== Listed records
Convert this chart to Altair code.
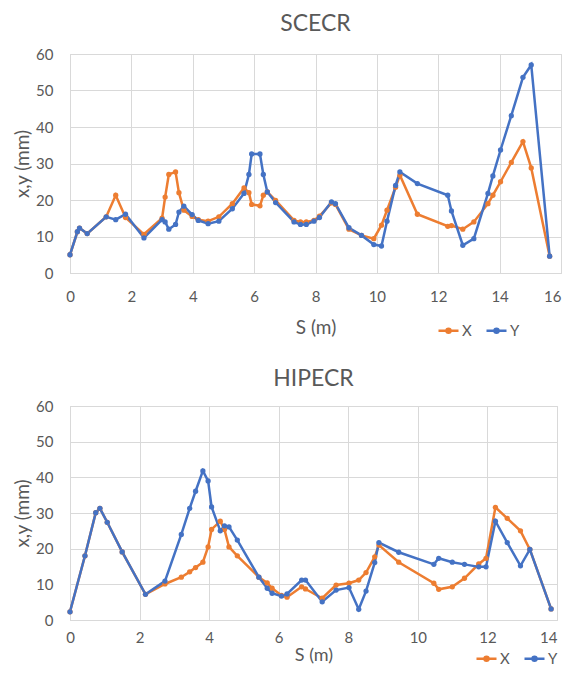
import altair as alt
import pandas as pd

# ---- SCECR (top) ----
top_S = [0, 0.24, 0.31, 0.56, 1.18, 1.49, 1.81, 2.41, 3.0, 3.1,
         3.22, 3.44, 3.55, 3.71, 3.98, 4.18, 4.50, 4.85, 5.29, 5.67,
         5.83, 5.92, 6.19, 6.30, 6.43, 6.70, 7.30, 7.51, 7.70, 7.95,
         8.13, 8.52, 8.65, 9.09, 9.50, 9.90, 10.15, 10.33, 10.61, 10.75,
         11.32, 12.31, 12.43, 12.80, 13.16, 13.62, 13.78, 14.03, 14.38, 14.76,
         15.03, 15.63]
top_X = [5.0, 11.3, 12.3, 10.8, 15.4, 21.3, 15.2, 10.6, 15.0, 20.8,
         27.0, 27.7, 22.0, 17.2, 15.5, 14.6, 14.2, 15.4, 19.0, 23.3,
         22.0, 18.8, 18.4, 21.3, 22.2, 19.9, 14.4, 14.0, 14.0, 14.4,
         15.6, 19.2, 18.8, 12.0, 10.3, 9.4, 13.1, 17.2, 23.5, 26.8,
         16.1, 12.8, 13.0, 12.0, 14.0, 19.0, 21.3, 25.0, 30.3, 36.0,
         28.8, 4.6]
top_Y = [5.0, 11.3, 12.3, 10.8, 15.4, 14.6, 16.1, 9.6, 14.6, 14.0,
         12.0, 13.3, 16.7, 18.3, 16.0, 14.4, 13.5, 14.2, 17.6, 21.8,
         27.0, 32.6, 32.6, 27.0, 22.2, 19.3, 14.0, 13.3, 13.3, 14.2,
         15.2, 19.5, 19.0, 12.4, 10.3, 7.8, 7.4, 14.2, 24.0, 27.7,
         24.5, 21.3, 17.0, 7.6, 9.4, 21.8, 26.6, 33.7, 43.1, 53.6,
         57.0, 4.6]

# ---- HIPECR (bottom) ----
bot_S = [0, 0.43, 0.74, 0.86, 1.07, 1.50, 2.17, 2.73, 3.20, 3.44,
         3.61, 3.82, 3.97, 4.07, 4.32, 4.44, 4.57, 4.81, 5.43, 5.67,
         5.81, 6.08, 6.24, 6.66, 6.77, 7.25, 7.65, 8.02, 8.30, 8.51,
         8.76, 8.88, 9.45, 10.46, 10.60, 10.99, 11.34, 11.75, 11.96, 12.23,
         12.57, 12.95, 13.22, 13.83]
bot_X = [2.3, 18.0, 30.1, 31.3, 27.4, 19.1, 7.2, 10.1, 12.0, 13.5,
         14.7, 16.2, 20.5, 25.4, 27.7, 25.4, 20.5, 18.0, 12.0, 10.4,
         8.9, 6.9, 6.4, 9.3, 8.7, 6.1, 9.8, 10.3, 11.2, 13.3,
         17.7, 21.0, 16.2, 10.3, 8.6, 9.3, 11.7, 15.7, 17.3, 31.6,
         28.5, 25.0, 19.8, 3.1]
bot_Y = [2.3, 18.0, 30.1, 31.3, 27.4, 19.1, 7.2, 10.9, 24.0, 31.3,
         36.1, 41.8, 39.0, 31.7, 25.0, 26.4, 26.1, 22.4, 12.0, 8.9,
         7.5, 6.7, 7.3, 11.2, 11.2, 5.1, 8.4, 9.1, 3.0, 8.1,
         16.1, 21.7, 19.0, 15.6, 17.3, 16.2, 15.6, 14.9, 14.9, 27.7,
         21.7, 15.2, 19.8, 3.1]

series = ["X", "Y"]
colors = ["#ED7D31", "#4472C4"]
y_ticks = [0, 10, 20, 30, 40, 50, 60]

FONT = "Lato"
GRAY = "#595959"
GRID = "#D9D9D9"
LEG_PATH = ("M-1,0L1,0 M-0.2,0 a0.2,0.2 0 1,0 0.4,0 a0.2,0.2 0 1,0 -0.4,0")


def panel(title, S, X, Y, xmax, w, h, lx, ly, lab_pad, tit_pad, tit_size, t_off):
    df = pd.DataFrame({"S": S, "X": X, "Y": Y}).melt(
        "S", var_name="series", value_name="v")
    return alt.Chart(df).mark_line(
        strokeWidth=2.5,
        point=alt.OverlayMarkDef(size=28, filled=True, opacity=1),
    ).encode(
        x=alt.X("S:Q", scale=alt.Scale(domain=[0, xmax], nice=False),
                axis=alt.Axis(values=list(range(0, xmax + 1, 2)), title="S (m)",
                              labelPadding=lab_pad, titlePadding=tit_pad,
                              titleFontSize=tit_size,
                              labelAlign=alt.condition(f"datum.value == {xmax}",
                                                       alt.value("right"),
                                                       alt.value("center")))),
        y=alt.Y("v:Q", scale=alt.Scale(domain=[0, 60], nice=False),
                axis=alt.Axis(values=y_ticks, title="x,y (mm)")),
        color=alt.Color("series:N",
                        scale=alt.Scale(domain=series, range=colors),
                        legend=alt.Legend(title=None, orient="none",
                                          legendX=lx, legendY=ly,
                                          direction="horizontal",
                                          symbolType=LEG_PATH, symbolSize=400,
                                          symbolStrokeWidth=2.5,
                                          columnPadding=9, labelOffset=2)),
    ).properties(
        width=w, height=h,
        title=alt.TitleParams(title, font=FONT, fontSize=23, fontWeight="normal",
                              color=GRAY, anchor="middle", offset=t_off),
    )


top = panel("SCECR", top_S, top_X, top_Y, 16, 491, 219, 367, 265, 16, 14, 19, 11)
bot = panel("HIPECR", bot_S, bot_X, bot_Y, 14, 487, 214, 405, 241, 10, 1, 18, 8)

chart = alt.vconcat(top, bot, spacing=27).resolve_scale(
    color="independent"
).resolve_legend(
    color="independent"
).properties(
    padding={"left": 5, "top": 4, "right": 0, "bottom": 0}
).configure_axis(
    labelFont=FONT, labelFontSize=15, labelColor=GRAY,
    titleFont=FONT, titleFontSize=19, titleColor=GRAY, titleFontWeight="normal",
    gridColor=GRID, gridWidth=1, domainColor=GRID, ticks=False,
).configure_axisY(
    labelPadding=17, titlePadding=3,
).configure_legend(
    labelFont=FONT, labelFontSize=15, labelColor=GRAY,
).configure_view(
    stroke=GRID,
)

chart.save("out.html", embed_options={"renderer": "svg", "actions": False})
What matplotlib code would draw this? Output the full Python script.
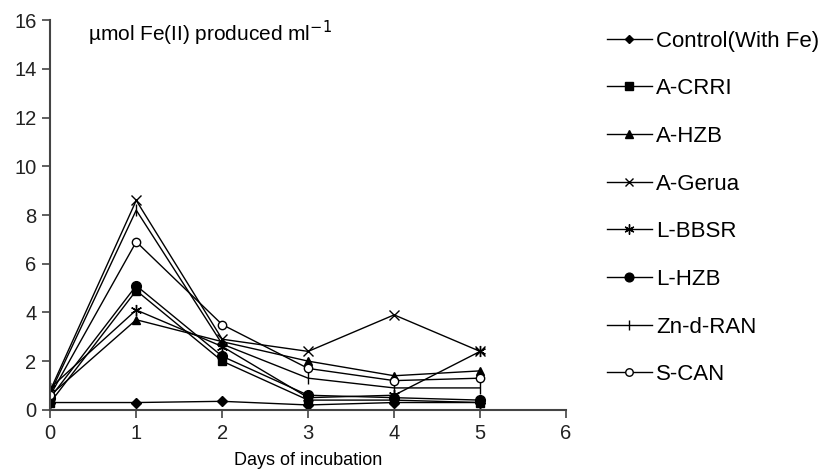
====
_Challenge_
From the entries, copy out each line containing the word "this".

_Task answer_
Convert this chart to Altair code.
What matplotlib code would draw this? Output the full Python script.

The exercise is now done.